Every so often I feel the irresistible urge to purge. Not in the way that some people do a cleanse for dietary purposes. I purge my belongings. I have to! I find myself amassing things at an alarming rate. Some of my recent acquisitions come from inheritances from my mother or my aunt. This has gotten me thinking about the things we keep. Since we all leave this world empty-handed, I’ve begun wondering what will happen to all these possessions after I am gone.
I recently found that my son and his wife had taken a picture off the wall in the bedroom where they stayed in our summer cottage. I found it in the closet after they had gone. That’s fine. We all have different tastes in art—maybe this squatty French horn player actually creeped them out. When I look at him with an objective eye, he is a weird little fellow.
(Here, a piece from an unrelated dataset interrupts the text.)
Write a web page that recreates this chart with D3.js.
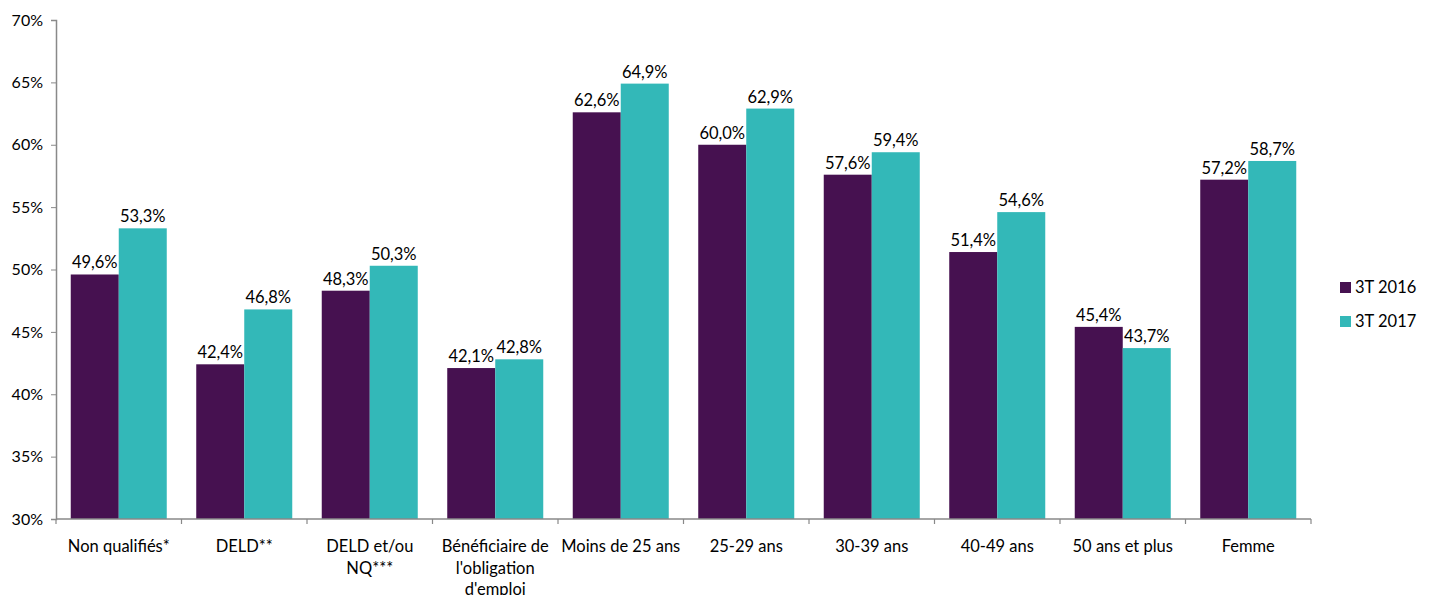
<!DOCTYPE html>
<html><head><meta charset="utf-8">
<script src="https://cdn.jsdelivr.net/npm/d3@7"></script>
<style>body{margin:0;background:#fff;} text{font-family:Lato,"Open Sans",sans-serif;}</style>
</head><body>
<svg id="c" width="1430" height="595"></svg>
<script>
const categories = [["Non qualifiés*"],["DELD**"],["DELD et/ou","NQ***"],["Bénéficiaire de","l'obligation","d'emploi"],["Moins de 25 ans"],["25-29 ans"],["30-39 ans"],["40-49 ans"],["50 ans et plus"],["Femme"]];
const series2016 = [49.6,42.4,48.3,42.1,62.6,60.0,57.6,51.4,45.4,57.2];
const series2017 = [53.3,46.8,50.3,42.8,64.9,62.9,59.4,54.6,43.7,58.7];
const seriesNames = ["3T 2016","3T 2017"];
const yTicks = [30,35,40,45,50,55,60,65,70];
const colors = ["#461150","#33B8B8"];

const svg = d3.select("#c");
const L = 56, R = 1311, T = 20, B = 519;
const FS = 16.5;
const keys = categories.map((c,i)=>i);
const x0 = d3.scaleBand().domain(keys).range([L,R]).paddingInner(0.235).paddingOuter(0.1175);
const x1 = d3.scaleBand().domain([0,1]).range([0,x0.bandwidth()]);
const y = d3.scaleLinear().domain([30,70]).range([B,T]);
const fmt = v => d3.format(".1f")(v).replace(".",",") + "%";

// y axis
const ya = svg.append("g").attr("transform",`translate(${L},0)`)
  .call(d3.axisLeft(y).tickValues(yTicks).tickSize(5).tickPadding(8).tickFormat(d=>d+"%"));
ya.select(".domain").attr("stroke","#898989").attr("stroke-width",1.5);
ya.selectAll(".tick line").attr("stroke","#898989");
ya.selectAll(".tick text").attr("font-size",16).attr("fill","#000").style("font-family","Lato");

const data = [series2016, series2017];
const g = svg.append("g");
keys.forEach(i=>{
  [0,1].forEach(s=>{
    const v = data[s][i];
    const xx = x0(i)+x1(s);
    g.append("rect").attr("x",xx).attr("y",y(v)).attr("width",x1.bandwidth()).attr("height",B-y(v)).attr("fill",colors[s]);
    g.append("text").attr("x",xx+x1.bandwidth()/2).attr("y",y(v)-6).attr("text-anchor","middle")
      .attr("font-size",FS).attr("fill","#000").text(fmt(v));
  });
});

// x axis
const step = x0.step();
const xa = svg.append("g");
xa.append("line").attr("x1",L).attr("x2",R).attr("y1",B).attr("y2",B).attr("stroke","#898989").attr("stroke-width",1.5);
d3.range(categories.length+1).forEach(k=>{
  const xx = L + k*step;
  xa.append("line").attr("x1",xx).attr("x2",xx).attr("y1",B).attr("y2",B+5).attr("stroke","#898989").attr("stroke-width",1.2);
});
keys.forEach(i=>{
  const t = xa.append("text").attr("text-anchor","middle").attr("font-size",FS).attr("fill","#000");
  categories[i].forEach((ln,j)=>{
    t.append("tspan").attr("x",x0(i)+x0.bandwidth()/2).attr("y",552+j*21.5).text(ln);
  });
});

// legend
seriesNames.forEach((n,s)=>{
  const ly = 287.5 + s*34;
  svg.append("rect").attr("x",1340).attr("y",ly-5.5).attr("width",11).attr("height",11).attr("fill",colors[s]);
  svg.append("text").attr("x",1355).attr("y",ly+5.5).attr("font-size",FS).attr("fill","#000").text(n);
});
</script>
</body></html>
But I never look at him objectively, because he’s been part of my life for as long as I can remember. So, I thought that before I’m dead and gone I should probably describe my attachment to him. My mother began collecting antique frames as a newlywed over 70 years ago. I grew up with this wee musician in my home from the earliest days of my childhood, watching me practice the piano and supervising as my family decorated the Christmas tree. I have a nostalgic affection for him. I’d hate to see him scrapped or put in some pile of things to be dropped off at Goodwill. At least, I hope my heirs will find out if he or the frame has some value first. Maybe they don’t. Perhaps it is only of real value to me, and there will be something else that my kids and grandkids will treasure fondly. We hold affections for unlikely things.
In the meantime, I cull and clean and give away the things that I do not care about, because there will be plenty for our children to sift through as it is. Why leave things behind that do not matter to me, particularly things that have been relegated to boxes and attics and garages for years?
And, Lord, help me not to accumulate more!
Love, Liz
P.S. Next I’m purging all the baby paraphernalia: two cribs, bouncers, playmats. We are at last through the cycle of grandbabies. My friend Carole has already claimed one crib. Ah! I feel lighter already.